Yes, logically photography is harmless but this trend in photography is a deeper issue. It would be a travesty in the future, to look back at the generic clubnight photos and think that was what it was like back then .
To those who are most apparent in the photo, yes it will be a true representation of clubbing at the time, but to the rest of us who don’t really care to have our photo taken, we will carry different memories.
The number of photographs contrasts with the one or two photos that our parents treasure from when they were young, and completely devalues our personal memories. Long gone are the days that we bluetack our photos to our bedroom walls.
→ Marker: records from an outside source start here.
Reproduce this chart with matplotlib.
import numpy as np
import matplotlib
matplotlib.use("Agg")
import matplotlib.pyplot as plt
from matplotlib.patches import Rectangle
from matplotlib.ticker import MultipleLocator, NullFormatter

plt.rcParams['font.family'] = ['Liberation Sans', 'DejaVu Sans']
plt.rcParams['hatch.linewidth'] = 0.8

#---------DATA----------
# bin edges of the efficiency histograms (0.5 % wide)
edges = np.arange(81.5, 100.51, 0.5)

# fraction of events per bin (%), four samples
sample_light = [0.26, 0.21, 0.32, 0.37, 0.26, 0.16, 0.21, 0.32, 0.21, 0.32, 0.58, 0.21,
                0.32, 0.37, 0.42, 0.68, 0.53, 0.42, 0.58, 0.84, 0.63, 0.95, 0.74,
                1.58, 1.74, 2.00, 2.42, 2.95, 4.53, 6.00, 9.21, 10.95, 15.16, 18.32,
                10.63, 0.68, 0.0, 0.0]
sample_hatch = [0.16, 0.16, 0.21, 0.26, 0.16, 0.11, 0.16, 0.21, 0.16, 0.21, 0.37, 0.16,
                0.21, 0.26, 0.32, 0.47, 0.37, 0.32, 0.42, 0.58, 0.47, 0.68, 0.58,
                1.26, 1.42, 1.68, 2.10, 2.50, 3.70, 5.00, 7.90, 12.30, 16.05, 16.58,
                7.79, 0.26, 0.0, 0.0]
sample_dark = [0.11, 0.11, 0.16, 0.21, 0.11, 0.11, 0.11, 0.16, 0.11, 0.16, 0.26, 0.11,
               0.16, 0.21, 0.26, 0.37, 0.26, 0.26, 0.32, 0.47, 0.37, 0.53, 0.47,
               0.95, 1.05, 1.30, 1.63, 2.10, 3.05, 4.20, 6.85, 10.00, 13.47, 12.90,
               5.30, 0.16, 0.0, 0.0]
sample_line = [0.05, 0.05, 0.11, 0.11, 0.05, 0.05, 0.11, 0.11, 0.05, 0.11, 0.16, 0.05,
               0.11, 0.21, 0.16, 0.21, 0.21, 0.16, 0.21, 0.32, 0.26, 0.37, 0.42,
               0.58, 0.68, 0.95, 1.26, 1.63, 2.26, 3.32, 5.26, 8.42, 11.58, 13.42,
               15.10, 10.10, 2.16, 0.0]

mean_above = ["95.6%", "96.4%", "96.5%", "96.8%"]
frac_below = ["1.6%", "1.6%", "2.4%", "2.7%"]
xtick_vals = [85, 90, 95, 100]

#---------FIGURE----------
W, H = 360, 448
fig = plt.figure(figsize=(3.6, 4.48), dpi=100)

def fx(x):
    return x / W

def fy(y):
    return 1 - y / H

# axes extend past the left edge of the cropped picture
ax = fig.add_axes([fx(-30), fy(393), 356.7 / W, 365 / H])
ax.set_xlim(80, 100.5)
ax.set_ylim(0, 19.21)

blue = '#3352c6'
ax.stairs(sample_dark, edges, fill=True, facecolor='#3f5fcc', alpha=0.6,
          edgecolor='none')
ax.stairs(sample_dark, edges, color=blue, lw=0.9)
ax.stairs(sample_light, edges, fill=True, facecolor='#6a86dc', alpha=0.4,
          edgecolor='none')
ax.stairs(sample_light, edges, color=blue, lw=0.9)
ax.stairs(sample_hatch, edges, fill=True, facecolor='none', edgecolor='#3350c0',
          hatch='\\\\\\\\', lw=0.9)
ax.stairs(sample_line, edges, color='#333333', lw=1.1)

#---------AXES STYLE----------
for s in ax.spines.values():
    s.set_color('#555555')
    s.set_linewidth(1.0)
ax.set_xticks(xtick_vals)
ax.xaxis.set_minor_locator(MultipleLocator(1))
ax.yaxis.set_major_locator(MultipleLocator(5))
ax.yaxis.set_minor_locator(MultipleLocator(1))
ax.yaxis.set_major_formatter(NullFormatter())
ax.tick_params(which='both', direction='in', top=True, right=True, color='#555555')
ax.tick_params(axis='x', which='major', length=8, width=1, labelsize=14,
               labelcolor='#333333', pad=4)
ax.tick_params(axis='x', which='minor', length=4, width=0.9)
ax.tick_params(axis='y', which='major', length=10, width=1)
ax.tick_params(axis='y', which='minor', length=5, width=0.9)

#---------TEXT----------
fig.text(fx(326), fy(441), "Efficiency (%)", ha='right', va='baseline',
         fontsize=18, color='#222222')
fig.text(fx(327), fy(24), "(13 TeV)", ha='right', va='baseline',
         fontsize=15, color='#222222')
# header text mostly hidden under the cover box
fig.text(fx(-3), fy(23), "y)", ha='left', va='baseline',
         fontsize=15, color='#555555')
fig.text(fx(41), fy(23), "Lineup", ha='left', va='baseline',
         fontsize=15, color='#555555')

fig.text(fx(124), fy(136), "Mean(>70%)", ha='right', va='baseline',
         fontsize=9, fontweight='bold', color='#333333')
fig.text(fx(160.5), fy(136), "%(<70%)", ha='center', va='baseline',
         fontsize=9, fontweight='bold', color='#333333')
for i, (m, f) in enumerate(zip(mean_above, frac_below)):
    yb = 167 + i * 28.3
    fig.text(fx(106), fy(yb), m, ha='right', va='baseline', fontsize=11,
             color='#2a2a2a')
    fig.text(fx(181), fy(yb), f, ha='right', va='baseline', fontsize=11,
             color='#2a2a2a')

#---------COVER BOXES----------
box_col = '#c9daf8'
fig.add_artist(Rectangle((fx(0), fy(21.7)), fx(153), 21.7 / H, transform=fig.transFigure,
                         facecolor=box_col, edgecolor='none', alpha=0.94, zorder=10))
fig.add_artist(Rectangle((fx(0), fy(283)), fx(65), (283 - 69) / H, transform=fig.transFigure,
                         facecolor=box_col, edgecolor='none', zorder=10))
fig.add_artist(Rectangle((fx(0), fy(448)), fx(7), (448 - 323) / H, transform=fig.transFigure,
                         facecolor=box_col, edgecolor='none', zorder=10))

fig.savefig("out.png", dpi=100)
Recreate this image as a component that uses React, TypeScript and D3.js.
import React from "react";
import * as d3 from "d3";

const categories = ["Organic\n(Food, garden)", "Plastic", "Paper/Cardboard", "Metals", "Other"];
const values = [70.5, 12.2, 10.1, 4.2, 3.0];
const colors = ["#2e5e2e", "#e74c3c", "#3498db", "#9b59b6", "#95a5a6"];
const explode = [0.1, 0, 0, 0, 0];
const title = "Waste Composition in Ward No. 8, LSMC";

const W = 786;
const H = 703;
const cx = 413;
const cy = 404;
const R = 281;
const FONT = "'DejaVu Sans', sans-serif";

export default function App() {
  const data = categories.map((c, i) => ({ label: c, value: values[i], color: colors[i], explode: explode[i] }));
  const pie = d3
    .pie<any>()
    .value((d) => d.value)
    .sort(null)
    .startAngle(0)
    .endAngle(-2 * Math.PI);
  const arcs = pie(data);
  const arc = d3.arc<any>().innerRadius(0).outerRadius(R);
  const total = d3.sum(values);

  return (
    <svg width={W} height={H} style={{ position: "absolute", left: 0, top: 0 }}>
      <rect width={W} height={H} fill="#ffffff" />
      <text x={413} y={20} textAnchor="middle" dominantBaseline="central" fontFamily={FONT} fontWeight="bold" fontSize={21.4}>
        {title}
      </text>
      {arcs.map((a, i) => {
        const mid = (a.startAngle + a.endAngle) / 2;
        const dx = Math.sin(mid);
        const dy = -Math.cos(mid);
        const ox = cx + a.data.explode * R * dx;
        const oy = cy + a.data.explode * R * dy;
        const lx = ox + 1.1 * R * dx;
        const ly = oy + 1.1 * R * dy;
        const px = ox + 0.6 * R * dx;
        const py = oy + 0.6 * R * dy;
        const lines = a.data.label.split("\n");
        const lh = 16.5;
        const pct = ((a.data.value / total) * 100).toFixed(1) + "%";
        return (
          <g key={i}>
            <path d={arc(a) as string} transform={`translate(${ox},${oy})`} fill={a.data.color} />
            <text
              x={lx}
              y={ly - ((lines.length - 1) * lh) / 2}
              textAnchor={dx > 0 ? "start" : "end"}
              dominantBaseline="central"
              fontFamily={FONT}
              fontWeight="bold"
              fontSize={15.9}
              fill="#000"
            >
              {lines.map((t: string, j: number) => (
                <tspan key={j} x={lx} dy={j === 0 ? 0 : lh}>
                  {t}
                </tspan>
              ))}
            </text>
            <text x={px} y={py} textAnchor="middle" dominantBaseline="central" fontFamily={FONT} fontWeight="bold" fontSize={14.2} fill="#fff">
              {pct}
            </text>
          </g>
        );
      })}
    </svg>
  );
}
In a short chat with Gary O’Neill, the man who compiled the anthology that is “Where Were You”, he told us what he thought of photographs in the digital age.“I don’t think it will devalue/undermine the cultural memory of events, it will give us a bigger but not necessarily better resource pool for the future, I think there will be less photographic surprises because so many people will have already seen so many of the photos from those events, I think they’ll have less of an impact then unseen photos from the pre digital age that have lain in a box or photo album for decades”.
How can you evoke a sense of nostalgia by having to scan through 10000 photos of other people before getting to one of you and a friend? Alas, we have taken the camera for granted, instead of capturing these photos ourselves we want others to take them for us, to edit them so we look good, and to upload them so that everyone can see, like, comment, and share.